Franklin’s sex life wasn’t a distraction from his diplomacy—it was part of it. He wasn’t just charming in a vacuum; he was cultivating influence. He used personal warmth, wit, and yes, his affairs, to embed himself into networks of power. Was he a a slut? Absolutely. But those connections helped legitimize the American cause, made France care about this scrappy rebellion, and kept doors open that might’ve slammed shut for anyone else.

Ryan Haylett

Franklin’s diplomacy worked because he was more than a stiff politician. He was willing to play the role—intellectual, flirt, rustic sage—all at once.
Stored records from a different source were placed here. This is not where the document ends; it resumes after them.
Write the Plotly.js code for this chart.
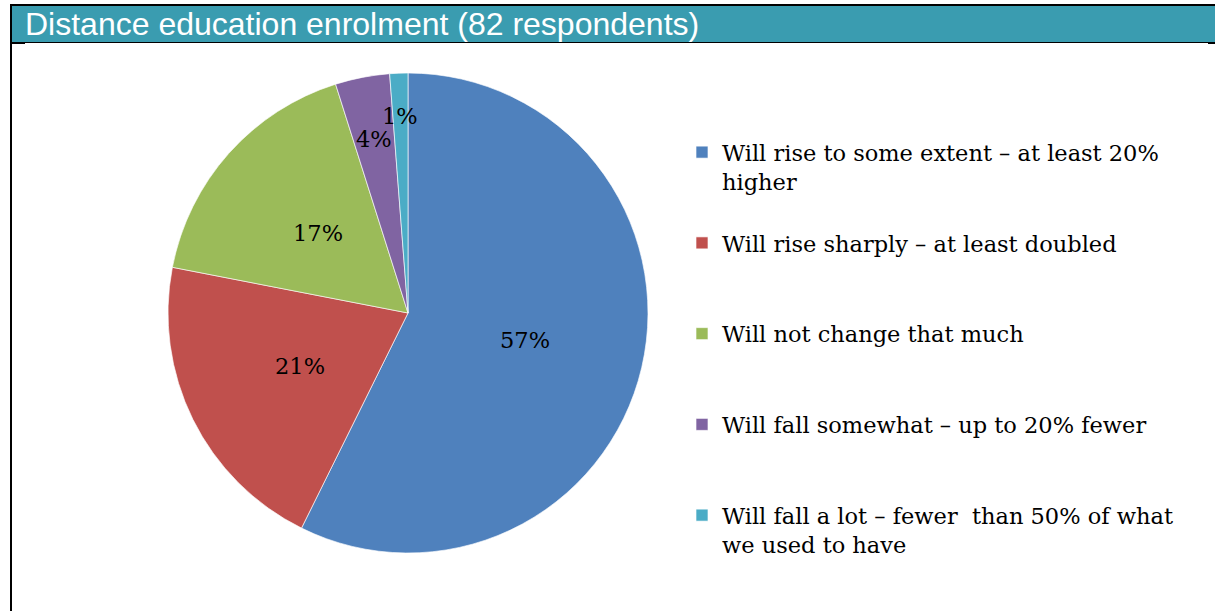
<!DOCTYPE html>
<html>
<head>
<meta charset="utf-8">
<script src="https://cdn.plot.ly/plotly-3.0.1.min.js"></script>
<style>html,body{margin:0;padding:0;background:#fff;}#chart{width:1215px;height:611px;}</style>
</head>
<body>
<div id="chart"></div>
<script>
// ---- data ----
const titleText = "Distance education enrolment (82 respondents)";
const categories = [
  "Will rise to some extent – at least 20%<br>higher",
  "Will rise sharply – at least doubled",
  "Will not change that much",
  "Will fall somewhat – up to 20% fewer",
  "Will fall a lot – fewer  than 50% of what<br>we used to have"
];
const counts = [47, 17, 14, 3, 1];
const colors = ["#4F81BD", "#C0504D", "#9BBB59", "#8064A2", "#4BACC6"];

// ---- layout helpers ----
const W = 1215, H = 611;
const px = x => x / W;
const py = y => 1 - y / H;
const cx = 408, cy = 313, R = 240;
const labelR = [0.5, 0.5, 0.5, 0.74, 0.82];
const serif = "DejaVu Serif";
const fs = 22.5;

// legend text: pad each entry to 3 lines for spacing
const legendLabels = categories.map((c, i) => {
  const n = c.split("<br>").length;
  let pad = "";
  if (i < categories.length - 1) for (let k = n; k < 3; k++) pad += "<br> ";
  return c + pad;
});

const total = counts.reduce((a, b) => a + b, 0);
let cum = 0;
const annotations = counts.map((v, i) => {
  const mid = (cum + v / 2) / total * 2 * Math.PI;
  cum += v;
  const r = R * labelR[i];
  return {
    xref: "paper", yref: "paper",
    x: px(cx + r * Math.sin(mid)),
    y: py(cy - r * Math.cos(mid)),
    text: Math.round(v / total * 100) + "%",
    showarrow: false, xanchor: "center", yanchor: "middle",
    font: {family: serif, size: fs, color: "#000"}
  };
});

const trace = {
  type: "pie",
  labels: legendLabels,
  values: counts,
  sort: false,
  direction: "clockwise",
  rotation: 0,
  textinfo: "none",
  hoverinfo: "label+percent",
  marker: {colors: colors, line: {color: "rgba(255,255,255,0.8)", width: 0.8}},
  domain: {x: [px(cx - R), px(cx + R)], y: [py(cy + R), py(cy - R)]}
};

const layout = {
  width: W, height: H,
  margin: {l: 0, r: 0, t: 0, b: 0},
  paper_bgcolor: "#fff",
  showlegend: true,
  legend: {
    x: px(682), xanchor: "left",
    y: py(131), yanchor: "top",
    valign: "top",
    font: {family: serif, size: fs, color: "#000"},
    bgcolor: "rgba(0,0,0,0)"
  },
  title: {
    text: titleText,
    font: {family: "Liberation Sans, Arial, sans-serif", size: 32, color: "#fff"},
    xref: "paper", yref: "paper",
    x: px(25), xanchor: "left",
    y: py(24), yanchor: "middle"
  },
  shapes: [
    {type: "rect", xref: "paper", yref: "paper", x0: px(12), x1: px(1215), y0: py(42), y1: py(6), fillcolor: "#3A9CB0", line: {width: 0}, layer: "below"},
    {type: "rect", xref: "paper", yref: "paper", x0: px(10), x1: px(1215), y0: py(6), y1: py(4), fillcolor: "#000", line: {width: 0}},
    {type: "rect", xref: "paper", yref: "paper", x0: px(10), x1: px(1215), y0: py(43), y1: py(42), fillcolor: "#000", line: {width: 0}},
    {type: "rect", xref: "paper", yref: "paper", x0: px(10), x1: px(25), y0: py(44), y1: py(42), fillcolor: "#000", line: {width: 0}},
    {type: "rect", xref: "paper", yref: "paper", x0: px(1208), x1: px(1215), y0: py(44), y1: py(42), fillcolor: "#000", line: {width: 0}},
    {type: "rect", xref: "paper", yref: "paper", x0: px(10), x1: px(12), y0: py(611), y1: py(4), fillcolor: "#000", line: {width: 0}}
  ],
  annotations: annotations
};

Plotly.newPlot("chart", [trace], layout, {displayModeBar: false, staticPlot: true});
</script>
</body>
</html>
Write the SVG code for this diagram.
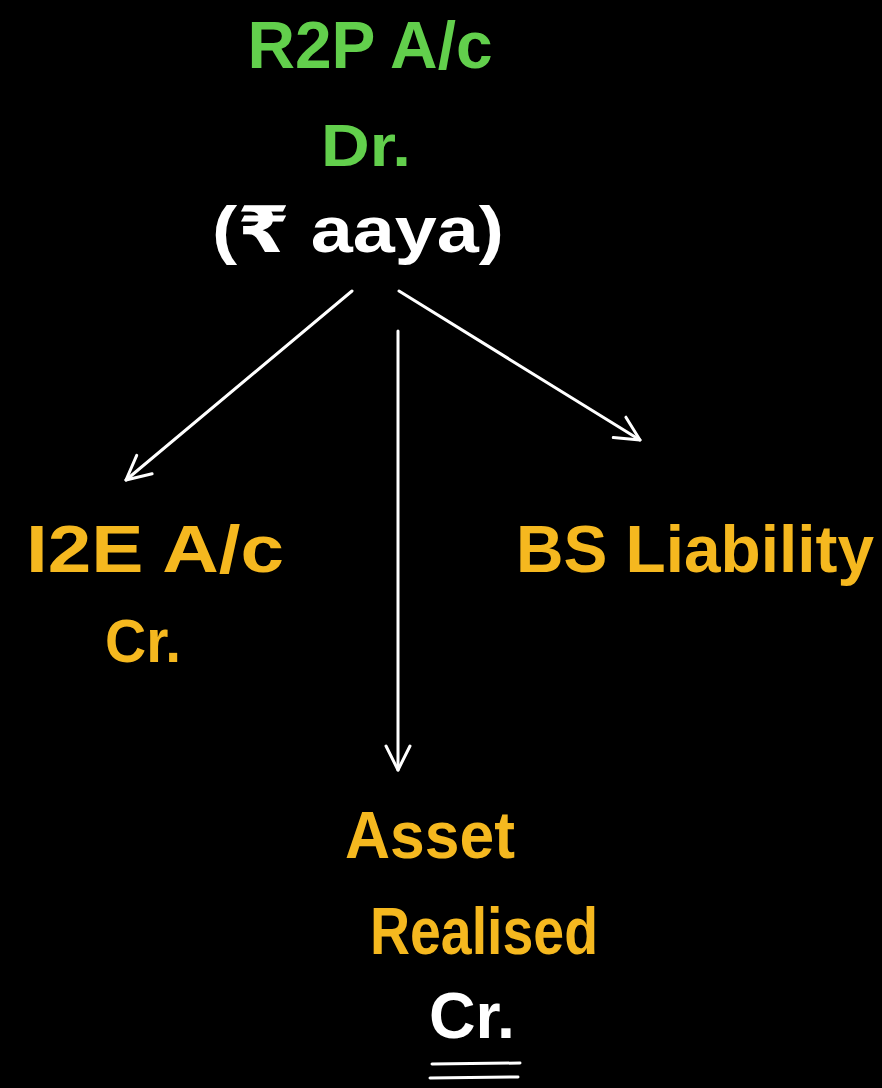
<svg xmlns="http://www.w3.org/2000/svg" width="882" height="1088" viewBox="0 0 882 1088">
<defs>
<style>
text{font-family:"Liberation Sans","DejaVu Sans",sans-serif;font-weight:bold;text-anchor:middle}
.g{fill:#62cf4c}
.y{fill:#f5b81f}
.w{fill:#ffffff}
.c{stroke:#ffffff;stroke-width:3;fill:none;stroke-linecap:round}
</style>
<marker id="ah" viewBox="0 0 20 20" refX="18" refY="10" markerWidth="30" markerHeight="30" markerUnits="userSpaceOnUse" orient="auto">
<path d="M2,2 L18,10 L2,18" fill="none" stroke="#ffffff" stroke-width="2" stroke-linecap="round" stroke-linejoin="round"/>
</marker>
</defs>
<rect width="882" height="1088" fill="#000000"/>
<g id="r2p">
<text class="g" x="370" y="68" font-size="66" textLength="245" lengthAdjust="spacingAndGlyphs">R2P A/c</text>
<text class="g" x="366" y="166" font-size="60" textLength="90" lengthAdjust="spacingAndGlyphs">Dr.</text>
<text class="w" x="358" y="252" font-size="64" textLength="292" lengthAdjust="spacingAndGlyphs">(₹ aaya)</text>
</g>
<g id="i2e">
<text class="y" x="155" y="572" font-size="66" textLength="258" lengthAdjust="spacingAndGlyphs">I2E A/c</text>
<text class="y" x="143" y="662" font-size="62" textLength="76" lengthAdjust="spacingAndGlyphs">Cr.</text>
</g>
<g id="bs">
<text class="y" x="695" y="572" font-size="66" textLength="358" lengthAdjust="spacingAndGlyphs">BS Liability</text>
</g>
<g id="asset">
<text class="y" x="430" y="858" font-size="66" textLength="170" lengthAdjust="spacingAndGlyphs">Asset</text>
<text class="y" x="484" y="954" font-size="66" textLength="228" lengthAdjust="spacingAndGlyphs">Realised</text>
<text class="w" x="472" y="1038" font-size="64" textLength="86" lengthAdjust="spacingAndGlyphs">Cr.</text>
<path class="c" d="M432,1064 L520,1063 M430,1078 L518,1077" stroke-width="5"/>
</g>
<g id="connectors">
<line class="c" x1="352" y1="291" x2="126" y2="480" marker-end="url(#ah)"/>
<line class="c" x1="398" y1="331" x2="398" y2="770" marker-end="url(#ah)"/>
<line class="c" x1="399" y1="291" x2="640" y2="440" marker-end="url(#ah)"/>
</g>
</svg>
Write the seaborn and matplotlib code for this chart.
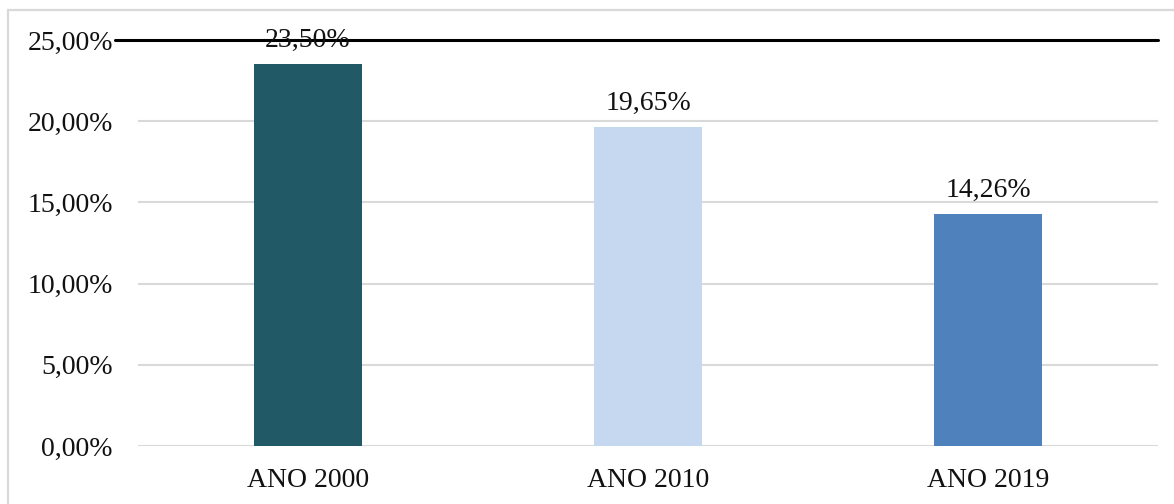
import matplotlib
matplotlib.use("Agg")
import matplotlib.pyplot as plt
from matplotlib.patches import Rectangle
import seaborn as sns
import pandas as pd

# Data
categories = ["ANO 2000", "ANO 2010", "ANO 2019"]
values = [23.50, 19.65, 14.26]
colors = ["#225966", "#C5D8EF", "#4F81BD"]
y_ticks = [0, 5, 10, 15, 20, 25]

sns.set_theme(style="white")
plt.rcParams["font.family"] = ["Liberation Serif", "DejaVu Serif"]

df = pd.DataFrame({"cat": categories, "val": values})

fig = plt.figure(figsize=(11.74, 5.04), dpi=100)
ax = fig.add_axes([138 / 1174, (504 - 446) / 504, (1158 - 138) / 1174, (446 - 40) / 504])

# outer chart frame
fig.patches.append(Rectangle((8 / 1174, -0.2), 1.2, 1.2 - 10.5 / 504,
                             transform=fig.transFigure, fill=False,
                             edgecolor="#d9d9d9", linewidth=1.6, zorder=0))

sns.barplot(data=df, x="cat", y="val", hue="cat", palette=colors,
            width=0.315, saturation=1, linewidth=0, legend=False, ax=ax,
            zorder=3)

ax.set_xlim(-0.5, 2.5)
ax.set_ylim(0, 25)
ax.set_yticks(y_ticks)
ax.set_yticklabels([f"{t:.2f}%".replace(".", ",") for t in y_ticks])

for t in y_ticks[:-1]:
    ax.axhline(t, color="#d9d9d9", linewidth=1.5, zorder=1)
# top reference line
ax.plot([-0.568, 2.5], [25, 25], color="black", linewidth=2.2,
        clip_on=False, zorder=4)

for i, v in enumerate(values):
    ax.annotate(f"{v:.2f}%".replace(".", ","), xy=(i, v), xytext=(0, 12.5),
                textcoords="offset points", ha="center", va="baseline",
                fontsize=20, color="#111111", zorder=5)

for s in ax.spines.values():
    s.set_visible(False)
ax.set_xlabel("")
ax.set_ylabel("")
ax.tick_params(axis="both", length=0, labelsize=20, colors="#111111")
ax.tick_params(axis="y", pad=18)
ax.tick_params(axis="x", pad=16)
ax.grid(False)

fig.savefig("out.png", dpi=100)
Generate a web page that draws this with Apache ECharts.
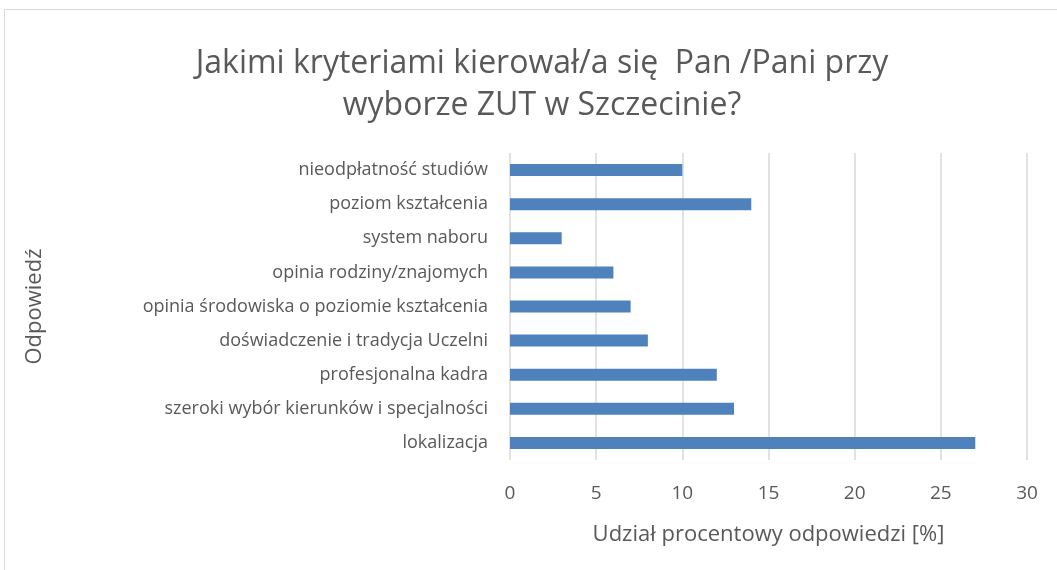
<!DOCTYPE html>
<html>
<head>
<meta charset="utf-8">
<script src="https://cdn.jsdelivr.net/npm/echarts@6/dist/echarts.min.js"></script>
<style>
  html, body { margin: 0; padding: 0; background: #fff; }
  #chart { width: 1057px; height: 570px; }
  .frame { position: absolute; left: 4px; top: 9px; width: 1060px; height: 600px; border: 1px solid #d9d9d9; pointer-events: none; }
</style>
</head>
<body>
<div id="chart"></div>
<div class="frame"></div>
<script>
  // kategorie od dołu do góry (oś kategorii w ECharts rośnie w górę)
  const categories = [
    "lokalizacja",
    "szeroki wybór kierunków i specjalności",
    "profesjonalna kadra",
    "doświadczenie i tradycja Uczelni",
    "opinia środowiska o poziomie kształcenia",
    "opinia rodziny/znajomych",
    "system naboru",
    "poziom kształcenia",
    "nieodpłatność studiów"
  ];
  const values = [27, 13, 12, 8, 7, 6, 3, 14, 10];

  const chart = echarts.init(document.getElementById("chart"));
  const font = "'Open Sans', 'Noto Sans', sans-serif";

  chart.setOption({
    animation: false,
    title: {
      text: "Jakimi kryteriami kierował/a się  Pan /Pani przy\nwyborze ZUT w Szczecinie?",
      left: 537,
      top: 38,
      textAlign: "center",
      textStyle: {
        color: "#595959",
        fontSize: 32,
        fontWeight: "normal",
        fontFamily: font,
        lineHeight: 42
      }
    },
    grid: {
      left: 510,
      right: 30,
      top: 153,
      bottom: 110
    },
    xAxis: {
      type: "value",
      min: 0,
      max: 30,
      interval: 5,
      name: "Udział procentowy odpowiedzi [%]",
      nameLocation: "middle",
      nameGap: 64,
      nameTextStyle: { color: "#595959", fontSize: 22, fontFamily: font },
      axisLine: { show: false },
      axisTick: { show: false },
      axisLabel: { color: "#595959", fontSize: 19, fontFamily: font, margin: 24 },
      splitLine: { lineStyle: { color: "#d9d9d9", width: 1.5 } }
    },
    yAxis: {
      type: "category",
      data: categories,
      name: "Odpowiedź",
      nameLocation: "middle",
      nameRotate: 90,
      nameGap: 464,
      nameTextStyle: { color: "#595959", fontSize: 22, fontFamily: font },
      axisLine: { show: false },
      axisTick: { show: false },
      axisLabel: { color: "#595959", fontSize: 18, fontFamily: font, margin: 22 }
    },
    series: [{
      type: "bar",
      data: values,
      barWidth: 12,
      itemStyle: { color: "#4f81bd" }
    }]
  });
</script>
</body>
</html>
And if part of that included a bed-hopping social life, well, it was effective. He got the French alliance signed in 1778, and without it, Yorktown doesn’t happen. Independence doesn’t happen. Franklin’s private indulgences and public mission collided in Paris, and somehow, both sides worked.

Chapter 4

Legacy of Contradiction

Ryan Haylett

Franklin’s story doesn’t tie up neatly. He was an inventor who pushed science forward, and a man who printed ads for enslaved people. He was a philosopher who wrote endlessly about virtue, and someone who indulged freely in pleasure. He helped lay the groundwork for democracy, while also proving how much ego and compromise are baked into its foundation.

Ryan Haylett

Franklin forces us to deal with the whole picture: the brilliance and the blind spots, the progress and the hypocrisy. If you want a saint, you won’t find him here. If you want a villain, you won’t find that either. What you do find is someone who embodied the restless, messy, contradictory spirit of America itself.

Ryan Haylett

Franklin wasn’t perfect, but he was essential. Our history isn’t built by flawless heroes. It’s built by complicated people who left us with both progress to celebrate and failures we still have to reckon with.